# Clutch occasionally very stiff, Why?



## teamgs (Dec 29, 2005)

Greetings,
After a hard run, ie. hard acceleration to 100+ MPH speeds, my clutch immediately feels very stiff, when depressing the pedal. Is this a normal occurance of GTO's? I am quick shifting, not speed shifting, and not slipping the clutch much(at least that I can tell). I have been driving manual transmissions almost exclusively for at least 20 years, and I never felt this before with any of my other cars. 

Regards,

Gary


----------



## speedwrenchx10 (May 6, 2006)

mine never feels different


----------



## teamgs (Dec 29, 2005)

That's good to know, which could mean that mine may be having an issue, requiring warranty work.

Regards,

Gary


----------



## nagoat (Oct 21, 2006)

i've only been close to that once,didn;t notice any thing


----------



## 1gto (Dec 3, 2006)

*Hard clutch*

Mine does the same thing only somtimes,went to dealership of course could not duplicate so will keep an eye on it for now let me know what u find but check & make sure T/C is off if you are down shifting 5th to 3rd if computer feels wheel slippage it wont want to engage.


----------



## Good 2 go (Sep 7, 2005)

So we have "Clutch Management" as well as "Torque Management"? :lol: 

Sorry. Can the fluid somehow be affected by the acceleration?


----------



## teamgs (Dec 29, 2005)

I always have tc off. I checked the hydraulic fluid level, and it was ok, but I may think about draining and refilling it.

Regards,

Gary


----------



## GTOhmygod (Mar 9, 2006)

I do belive the Clutch, Gas petals and Steering get "stiff" during aggresive driving to help maintain control.


----------



## Balew (Sep 16, 2006)

Try changing your clutch fluid. Use a synthetic if you can find it.


----------



## btchplz (Mar 12, 2005)

*Me too!!*

I have the same issues during "Spirited" driving. I took it to the dealer and of course they couldn't duplicate it. (They just don't know how to drive her). But someone on this forum recommended replacing the fluid. It went away for about a week or two and then it came back.

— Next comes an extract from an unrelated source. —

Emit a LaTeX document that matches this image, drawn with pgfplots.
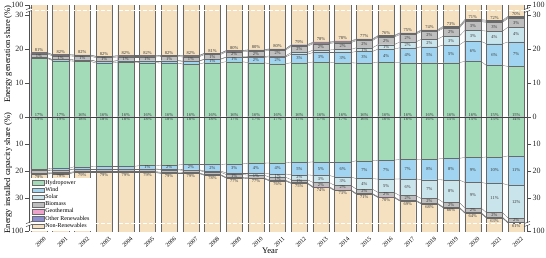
\documentclass[border=0pt]{standalone}
\usepackage{fontspec}
\setmainfont{Liberation Serif}
\usepackage{pgfplots}
\usepackage{pgfplotstable}
\pgfplotsset{compat=1.18}

\definecolor{hydro}{RGB}{163,218,184}
\definecolor{wind}{RGB}{160,212,240}
\definecolor{solar}{RGB}{202,228,236}
\definecolor{bio}{RGB}{190,190,190}
\definecolor{geo}{RGB}{238,163,204}
\definecolor{other}{RGB}{140,142,212}
\definecolor{nonren}{RGB}{245,225,192}
\definecolor{edge}{RGB}{105,105,105}
\definecolor{frame}{RGB}{80,80,80}

% Electricity generation shares (%)
\pgfplotstableread{
yr   hydro wind solar bio geo other nonren
2000 17.3 0.2 0.0 1.1 0.3 0.1 81.0
2001 16.6 0.3 0.0 1.1 0.3 0.1 81.6
2002 16.4 0.4 0.0 1.1 0.3 0.1 81.7
2003 15.9 0.5 0.0 1.1 0.3 0.1 82.1
2004 16.1 0.5 0.0 1.1 0.3 0.1 81.9
2005 16.0 0.6 0.0 1.1 0.3 0.1 81.9
2006 15.9 0.7 0.0 1.2 0.3 0.1 81.8
2007 15.6 0.8 0.1 1.2 0.3 0.1 81.9
2008 16.0 1.0 0.1 1.3 0.3 0.1 81.2
2009 16.3 1.3 0.1 1.5 0.3 0.1 80.4
2010 16.0 1.6 0.2 1.6 0.3 0.1 80.2
2011 15.7 2.0 0.3 1.7 0.3 0.1 79.9
2012 16.0 2.5 0.5 1.8 0.3 0.2 78.7
2013 16.2 2.8 0.7 1.9 0.3 0.2 77.9
2014 16.0 3.0 0.9 2.0 0.3 0.2 77.6
2015 15.9 3.4 1.1 2.1 0.3 0.2 77.0
2016 16.2 3.8 1.3 2.2 0.3 0.2 76.0
2017 16.0 4.4 1.7 2.2 0.3 0.2 75.2
2018 16.0 4.7 2.2 2.3 0.3 0.2 74.3
2019 16.0 5.2 2.6 2.3 0.3 0.3 73.3
2020 16.4 5.9 3.2 2.6 0.3 0.3 71.3
2021 15.2 6.4 3.7 2.6 0.3 0.3 71.5
2022 14.9 7.2 4.4 2.6 0.3 0.3 70.3
}\gentab

% Installed capacity shares (%)
\pgfplotstableread{
yr   hydro wind solar bio geo other nonren
2000 19.2 0.5 0.1 0.9 0.3 0.1 78.9
2001 19.0 0.6 0.1 0.9 0.3 0.1 79.0
2002 18.4 0.8 0.1 0.9 0.3 0.1 79.4
2003 18.3 0.9 0.1 0.9 0.3 0.1 79.4
2004 18.3 0.9 0.1 0.9 0.3 0.1 79.4
2005 18.0 1.2 0.1 0.9 0.3 0.1 79.4
2006 17.8 1.6 0.2 0.9 0.3 0.1 79.1
2007 17.6 1.9 0.2 0.9 0.2 0.1 79.1
2008 17.6 2.4 0.4 0.9 0.2 0.1 78.4
2009 17.4 3.3 0.6 1.0 0.2 0.1 77.4
2010 17.1 3.6 0.8 1.0 0.2 0.1 77.2
2011 17.0 4.1 1.2 1.1 0.2 0.1 76.3
2012 16.8 4.6 1.8 1.1 0.2 0.1 75.4
2013 16.6 5.0 2.6 1.6 0.2 0.1 73.9
2014 16.6 5.6 3.1 1.6 0.2 0.1 72.8
2015 16.2 6.6 3.9 1.6 0.2 0.1 71.4
2016 16.0 7.0 4.9 1.6 0.2 0.1 70.2
2017 15.7 7.2 6.2 1.7 0.2 0.1 68.9
2018 15.6 7.6 7.0 1.7 0.2 0.1 67.8
2019 15.3 8.0 8.3 1.7 0.2 0.1 66.4
2020 15.0 9.2 9.4 1.7 0.2 0.1 64.4
2021 14.8 9.8 10.8 1.7 0.2 0.1 62.6
2022 14.4 10.8 12.2 1.6 0.2 0.1 60.7
}\captab

% cumulative boundaries c1..c7 of the stacked segments
\newcommand\stackshares[1]{%
  \pgfplotstablecreatecol[create col/expr={\thisrow{hydro}}]{c1}{#1}%
  \pgfplotstablecreatecol[create col/expr={\thisrow{c1}+\thisrow{wind}}]{c2}{#1}%
  \pgfplotstablecreatecol[create col/expr={\thisrow{c2}+\thisrow{solar}}]{c3}{#1}%
  \pgfplotstablecreatecol[create col/expr={\thisrow{c3}+\thisrow{bio}}]{c4}{#1}%
  \pgfplotstablecreatecol[create col/expr={\thisrow{c4}+\thisrow{geo}}]{c5}{#1}%
  \pgfplotstablecreatecol[create col/expr={\thisrow{c5}+\thisrow{other}}]{c6}{#1}%
  \pgfplotstablecreatecol[create col/expr={\thisrow{c6}+\thisrow{nonren}}]{c7}{#1}%
}
\stackshares\gentab
\stackshares\captab

\tikzset{breakline/.style={white, line width=1pt, dash pattern=on 4pt off 2pt}}

\pgfplotsset{
  /pgf/number format/assume math mode=true,
  bar/.style={ybar, bar width=0.74, bar shift=0pt, draw=edge, line width=0.3pt, forget plot},
  link/.style={draw=edge, line width=0.3pt, mark=none, forget plot},
  lbl/.style={draw=none, mark=none, forget plot, point meta=explicit,
    nodes near coords={\pgfmathprintnumber[fixed,precision=0]{\pgfplotspointmeta}\%},
    every node near coord/.append style={font=\fontsize{4.5}{4.5}\selectfont,
      text=black!80, inner sep=0.3pt}},
  half/.style={scale only axis, width=498pt, xmin=-0.46, xmax=22.5,
    axis line style={draw=none}, tick align=outside, major tick length=4pt,
    ytick style={draw=frame, line width=0.5pt}, xtick style={draw=none},
    yticklabel style={font=\fontsize{8}{8}\selectfont, text=black!85, inner sep=1.5pt},
    clip=true},
  tophalf/.style={half, height=112pt, ymin=0, ymax=33,
    ytick={0,10,20,30,33}, yticklabels={0,10,20,30,100}, xtick=\empty},
  bothalf/.style={half, height=114pt, ymin=-42.2, ymax=0,
    ytick={-42.2,-30,-20,-10}, yticklabels={100,30,20,10},
    xtick={0,...,22}, xticklabels from table={\captab}{yr},
    xticklabel style={xshift=4.5pt, yshift=-0.5pt, rotate=45, anchor=north east,
      font=\fontsize{6}{6}\selectfont, inner sep=0.5pt}},
}

% connectors between neighbouring bars
\newcommand\linkone[4]{%
  \pgfplotstablegetelem{#3}{#2}\of#1\let\ya\pgfplotsretval
  \pgfplotstablegetelem{\nidx}{#2}\of#1\let\yb\pgfplotsretval
  \edef\linkcmd{\noexpand\addplot[link, y filter/.expression={#4*y}]
    coordinates {(\xa,\ya) (\xb,\yb)};}%
  \linkcmd}
\newcommand\linkrow[3]{%
  \pgfmathtruncatemacro\nidx{#2+1}%
  \pgfmathsetmacro\xa{#2+0.37}%
  \pgfmathsetmacro\xb{#2+0.63}%
  \linkone{#1}{c1}{#2}{#3}\linkone{#1}{c2}{#2}{#3}\linkone{#1}{c3}{#2}{#3}%
  \linkone{#1}{c4}{#2}{#3}\linkone{#1}{c5}{#2}{#3}\linkone{#1}{c6}{#2}{#3}}

% stacked bars painted from the outermost boundary inwards
\newcommand\stackbars[2]{%
  \addplot[bar, fill=nonren] table[x expr=\coordindex, y expr=#2*\thisrow{c7}]{#1};
  \addplot[bar, fill=other]  table[x expr=\coordindex, y expr=#2*\thisrow{c6}]{#1};
  \addplot[bar, fill=geo]    table[x expr=\coordindex, y expr=#2*\thisrow{c5}]{#1};
  \addplot[bar, fill=bio]    table[x expr=\coordindex, y expr=#2*\thisrow{c4}]{#1};
  \addplot[bar, fill=solar]  table[x expr=\coordindex, y expr=#2*\thisrow{c3}]{#1};
  \addplot[bar, fill=wind]   table[x expr=\coordindex, y expr=#2*\thisrow{c2}]{#1};
  \addplot[bar, fill=hydro]  table[x expr=\coordindex, y expr=#2*\thisrow{c1}]{#1};
}

% share labels; #3 is the anchor for the labels at the outer ends
\newcommand\segtags[3]{%
  \addplot[lbl, nodes near coords style={anchor=#3}]
    table[x expr=\coordindex, y expr=0, meta=hydro]{#1};
  \addplot[lbl, restrict expr to domain={\thisrow{wind}}{1:1000}, nodes near coords style={anchor=center}]
    table[x expr=\coordindex, y expr=#2*(\thisrow{c1}+0.5*\thisrow{wind}), meta=wind]{#1};
  \addplot[lbl, restrict expr to domain={\thisrow{solar}}{1:1000}, nodes near coords style={anchor=center}]
    table[x expr=\coordindex, y expr=#2*(\thisrow{c2}+0.5*\thisrow{solar}), meta=solar]{#1};
  \addplot[lbl, restrict expr to domain={\thisrow{bio}}{1:1000}, nodes near coords style={anchor=center}]
    table[x expr=\coordindex, y expr=#2*(\thisrow{c3}+0.5*\thisrow{bio}), meta=bio]{#1};
  \addplot[lbl, nodes near coords style={anchor=#3, yshift=#2*0.6pt}]
    table[x expr=\coordindex, y expr=#2*\thisrow{c6}, meta=nonren]{#1};
}

\begin{document}
\begin{tikzpicture}
% generation share, upwards
\begin{axis}[tophalf, name=top, at={(0,0)}, anchor=south west]
  \stackbars{\gentab}{1}
  \pgfplotsinvokeforeach{0,...,21}{\linkrow{\gentab}{#1}{1}}
  \segtags{\gentab}{1}{south}
  \draw[breakline] (axis cs:-0.46,31.5) -- (axis cs:22.5,31.5);
\end{axis}
\begin{axis}[tophalf, at={(top.south west)}, anchor=south west,
  yticklabel pos=right, ytick style={draw=none}]
\end{axis}

% installed capacity share, downwards
\begin{axis}[bothalf, name=bot, at={(top.south west)}, anchor=north west,
  legend style={at={(axis description cs:0.004,0)}, anchor=south west,
    draw=none, fill=white, font=\fontsize{6}{6}\selectfont, inner sep=1pt,
    row sep=0pt, nodes={inner sep=0.8pt}},
  legend cell align=left,
  legend image code/.code={\draw[#1, line width=0.3pt] (0pt,-2.3pt) rectangle (12pt,2.3pt);}]
  \stackbars{\captab}{-1}
  \pgfplotsinvokeforeach{0,...,21}{\linkrow{\captab}{#1}{-1}}
  \segtags{\captab}{-1}{north}
  \draw[breakline] (axis cs:-0.46,-39.6) -- (axis cs:22.5,-39.6);
  \addlegendimage{draw=edge, fill=hydro}  \addlegendentry{Hydropower}
  \addlegendimage{draw=edge, fill=wind}   \addlegendentry{Wind}
  \addlegendimage{draw=edge, fill=solar}  \addlegendentry{Solar}
  \addlegendimage{draw=edge, fill=bio}    \addlegendentry{Biomass}
  \addlegendimage{draw=edge, fill=geo}    \addlegendentry{Geothermal}
  \addlegendimage{draw=edge, fill=other}  \addlegendentry{Other Renewables}
  \addlegendimage{draw=edge, fill=nonren} \addlegendentry{Non-Renewables}
\end{axis}
\begin{axis}[bothalf, at={(bot.south west)}, anchor=south west,
  yticklabel pos=right, ytick style={draw=none}, xtick=\empty]
\end{axis}

% frame, zero line and axis breaks
\draw[frame, line width=0.6pt] (top.north west) -- (bot.south west);
\draw[frame, line width=0.6pt] (top.north east) -- (bot.south east);
\draw[black!75, line width=0.8pt] (top.south west) -- (top.south east);
\coordinate (b1) at ([yshift=-5pt]top.north west);
\coordinate (b2) at ([yshift=-5pt]top.north east);
\coordinate (b3) at ([yshift=7pt]bot.south west);
\coordinate (b4) at ([yshift=7pt]bot.south east);
\foreach \p in {b1,b2,b3,b4}{
  \fill[white] ([shift={(-2.5pt,-1.1pt)}]\p) rectangle ([shift={(2.5pt,1.1pt)}]\p);
  \draw[frame, line width=0.5pt] ([shift={(-3pt,-2.6pt)}]\p) -- ([shift={(3pt,-0.4pt)}]\p);
  \draw[frame, line width=0.5pt] ([shift={(-3pt,0.4pt)}]\p) -- ([shift={(3pt,2.6pt)}]\p);
}

% titles
\node[rotate=90, font=\fontsize{8.5}{8.5}\selectfont]
  at ([shift={(-21pt,-49pt)}]top.north west) {Energy generation share (\%)};
\node[rotate=90, font=\fontsize{8.5}{8.5}\selectfont]
  at ([shift={(-21pt,-56pt)}]bot.north west) {Energy installed capacity share (\%)};
\node[font=\fontsize{8.5}{8.5}\selectfont] at ([shift={(241pt,-20pt)}]bot.south west) {Year};

\pgfresetboundingbox
\path ([shift={(-29pt,5pt)}]top.north west) rectangle ([shift={(19pt,-26pt)}]bot.south east);
\end{tikzpicture}
\end{document}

Someone else mentioned that it's just our clutches aren't the best and that they recommend replacing them with the Corvette's clutch. I am looking into how much that would cost but I do like the idea.

Question? Does the vette have the same tranny as us?


----------



## oldsow (Aug 6, 2006)

They are talking about the LS7 Clutch. Do some research first because they have change the parts on it for the goats I read , there was a problem but is now corrected with the right part numbers, I belive you will also have to change the flywheel to do a LS7 clutch.
Myself I going with a Textrailia clutch. DOne a lot of reading and they work very well and have good write ups in the forums. Tex has some of the bet service and support you will ever find. call Tyberne or go online and ask them about a Tex.


----------



## btchplz (Mar 12, 2005)

Thanks for the info. I'll look into it.

:cheers


----------



## teamgs (Dec 29, 2005)

Thanks for the information everyone!

Gary


----------



## ChiefyGTO (Aug 7, 2006)

I've noticed after accel. hard into freeway speeds, the clutch becomes depressed a bit, cutting the release point way down. It's slightly stiffer. And this happens EVERY time. I actually like it though, having less clutch travel for the release point. Anyone else notice this?


----------